Nov 20, 2009 14:42
Repost of something I put on the NaNo forums, after being told repeatedly that 'original work comes from within as a writer, ignore everything else and you'll create original fiction' Or some such crap.
-----
Any writer can accidentally create something good that becomes popular. I would argue that someone well versed in his/her craft has a much better chance at purposefully creating something meaningful. I would submit Twilight vs Tolkien for your comparison. Both very popular, but I don't think anyone can seriously argue the difference in quality of writing and the crafting of story.
If you think studying the works of those that came before you is useless, and that you should focus inward in the hopes you hit the mysterious X factor, I would humbly invite you to play the lottery as a better use of your time. One person in a billion can intuitively understand physics well enough to change the face of what we think we know about the nature of the universe. The rest of us have to go to school.
Yes, success does involve a wild alchemy of market forces and timing, but your odds are much better if you write something good in the first place. I don't see how having a better understanding of your craft lessens your ability to make something worthwhile.

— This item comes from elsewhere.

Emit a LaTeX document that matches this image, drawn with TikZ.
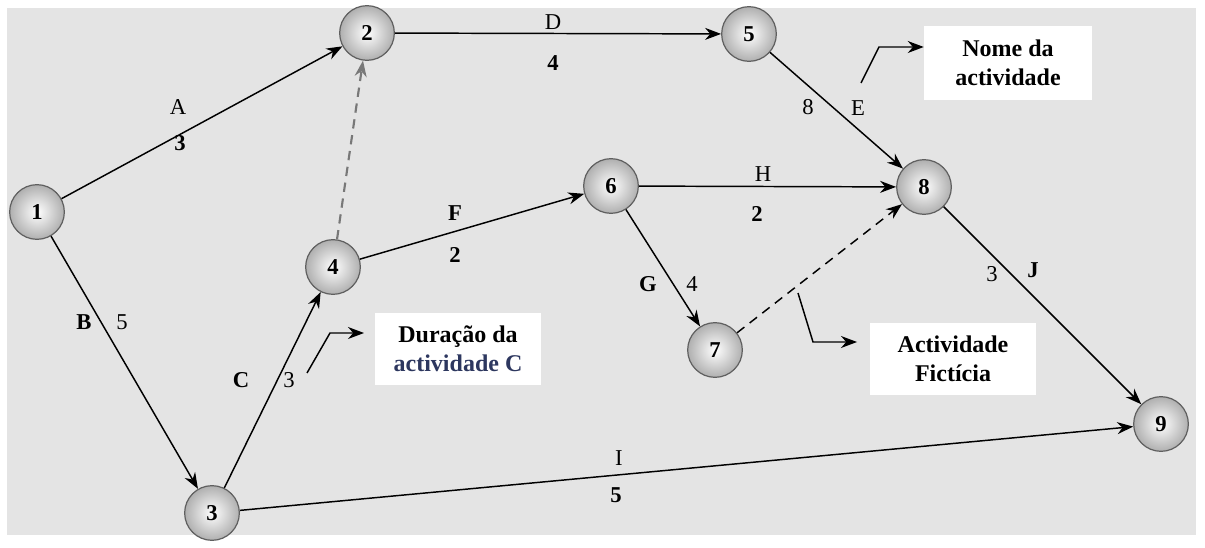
\documentclass[tikz,border=0pt]{standalone}
\usepackage{fontspec}
\setmainfont{Liberation Serif}
\usetikzlibrary{arrows.meta}
\definecolor{bgGray}{RGB}{228,228,228}
\definecolor{lblNavy}{RGB}{45,55,95}
\tikzset{
  evt/.style={circle,minimum size=41,inner sep=0pt,draw={rgb,255:red,95;green,95;blue,95},line width=0.9,
    inner color=white,outer color={rgb,255:red,175;green,175;blue,175},font=\fontsize{17}{19}\selectfont\bfseries},
  act/.style={line width=1.1,-{Stealth[length=12,width=9]}},
  fict/.style={act,dashed,dash pattern=on 7pt off 5pt},
  lbl/.style={inner sep=0.75pt,font=\fontsize{17}{19}\selectfont},
  blbl/.style={lbl,font=\fontsize{17}{19}\selectfont\bfseries},
  note/.style={fill=white,inner sep=6pt,align=center,font=\fontsize{18}{22}\selectfont\bfseries}
}
\begin{document}
\begin{tikzpicture}[x=0.75pt,y=0.75pt,yscale=-1,xscale=1]
\useasboundingbox (0,0) rectangle (1205,548);
%Background
\fill[white] (0,0) rectangle (1205,548);
\fill[bgGray] (7,8) rectangle (1196,535);

%Notes
\node[note,minimum width=126,minimum height=56] (nomeBox) at (1008,63) {Nome da\\actividade};
\node[note,minimum width=124,minimum height=54] (duraBox) at (458,349) {Dura\c{c}\~ao da\\\textcolor{lblNavy}{actividade C}};
\node[note,minimum width=124,minimum height=54] (ficBox) at (953,359) {Actividade\\Fict\'{\i}cia};

%Events
\node[evt] (e1) at (37,212) {1};
\node[evt] (e2) at (367,33) {2};
\node[evt] (e3) at (212,513) {3};
\node[evt] (e4) at (333,267) {4};
\node[evt] (e5) at (749,34) {5};
\node[evt] (e6) at (611,186) {6};
\node[evt] (e7) at (715,350) {7};
\node[evt] (e8) at (924,187) {8};
\node[evt] (e9) at (1161,424) {9};

%Straight Lines
\draw[act] (e1) -- (e2);
\draw[act] (e1) -- (e3);
\draw[act] (e3) -- (e4);
\draw[fict,line width=1.6,draw={rgb,255:red,120;green,120;blue,120}] (e4) -- (e2);
\draw[act] (e4) -- (e6);
\draw[act] (e2) -- (e5);
\draw[act] (e5) -- (e8);
\draw[act] (e6) -- (e8);
\draw[act] (e6) -- (e7);
\draw[fict] (e7) -- (e8);
\draw[act] (e8) -- (e9);
\draw[act] (e3) -- (e9);

%Bent pointers
\coordinate (pE) at (861,83);
\coordinate (pC) at (307,373);
\coordinate (pF) at (798,293);
\draw[act] (pE) -- (879,47) -- (nomeBox.west|-0,47);
\draw[act] (pC) -- (330,333) -- (364,333);
\draw[act] (pF) -- (813,342) -- (857,342);

% Text Node
\node[lbl] (lA) at (178,107) {A};
\node[blbl] (dA) at (180,143) {3};
\node[blbl] (lB) at (84,322) {B};
\node[lbl] (dB) at (122,322) {5};
\node[blbl] (lC) at (241,380) {C};
\node[lbl] (dC) at (289,380) {3};
\node[lbl] (lD) at (553,22) {D};
\node[blbl] (dD) at (553,63) {4};
\node[lbl] (lE) at (858,108) {E};
\node[lbl] (dE) at (808,107) {8};
\node[blbl] (lF) at (455,213) {F};
\node[blbl] (dF) at (455,255) {2};
\node[blbl] (lG) at (648,284) {G};
\node[lbl] (dG) at (692,284) {4};
\node[lbl] (lH) at (763,174) {H};
\node[blbl] (dH) at (757,214) {2};
\node[lbl] (lI) at (619,458) {I};
\node[blbl] (dI) at (616,495) {5};
\node[blbl] (lJ) at (1033,270) {J};
\node[lbl] (dJ) at (992,274) {3};
\end{tikzpicture}
\end{document}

I seriously don't even know what we are debating any more. I brought up a point that I thought would help illustrate the concept that everyone recycles themes. You are no different. I am no different. But we are all writers, and if we wanted to be mainstream we wouldn't effing be writers would we? We reject the idea what we are like another writer because by god, that would mean we were a plagiarist, and by god plagiarists are evil and the antithesis of a true artist.
You are not a beautiful and unique snowflake. The very heritage of a storyteller is to recycle the lessons and stories of our past and make them accessible to a new generation. This is what all the skalds and bards and ballad writers did for thousands of generations; it is what movie makers, writers and pop stars do now. Stand on the shoulders of the giants that came before you and sing your own song, but by god don't have the arrogance to say their work and glories are meaningless to you.
Plot, character, motivation, pacing, timing, vocabulary and the basic ability to string words together in an understandable sentence are the needle and thread of your craft. If you can't even describe to me what they look like, then I'm not going to trust you know how to sew.
You people are the reason I hesitate to tell others I am a writer. The followup question is nearly always, "Really? where are you published?" Published equals success in the eyes of the non-writer, they don't understand that I don't do it for money, I do it because I can't imagine doing anything else. They don't understand that when you dare to assume the title of 'Writer' that you are donning a mantle of responsibility and history that is nearly as old as civilization. The responsibility to entertain, educate, and express the unexpressed emotions within us all. Open your eyes; listen, listen. That is what the writer says, but they don't tell you what you will see and hear. All they can tell you is what they have seen and heard, in their time in this world, a third of it spent in sleep and dreaming.
Look down and see the shoulders you are standing on. Take the tools of the craft they freely offer and learn to use them, to wield them. But don't be thankless, don't tell someone who asks, "How did you create this beautiful thing?" that you did it alone, and in the darkness.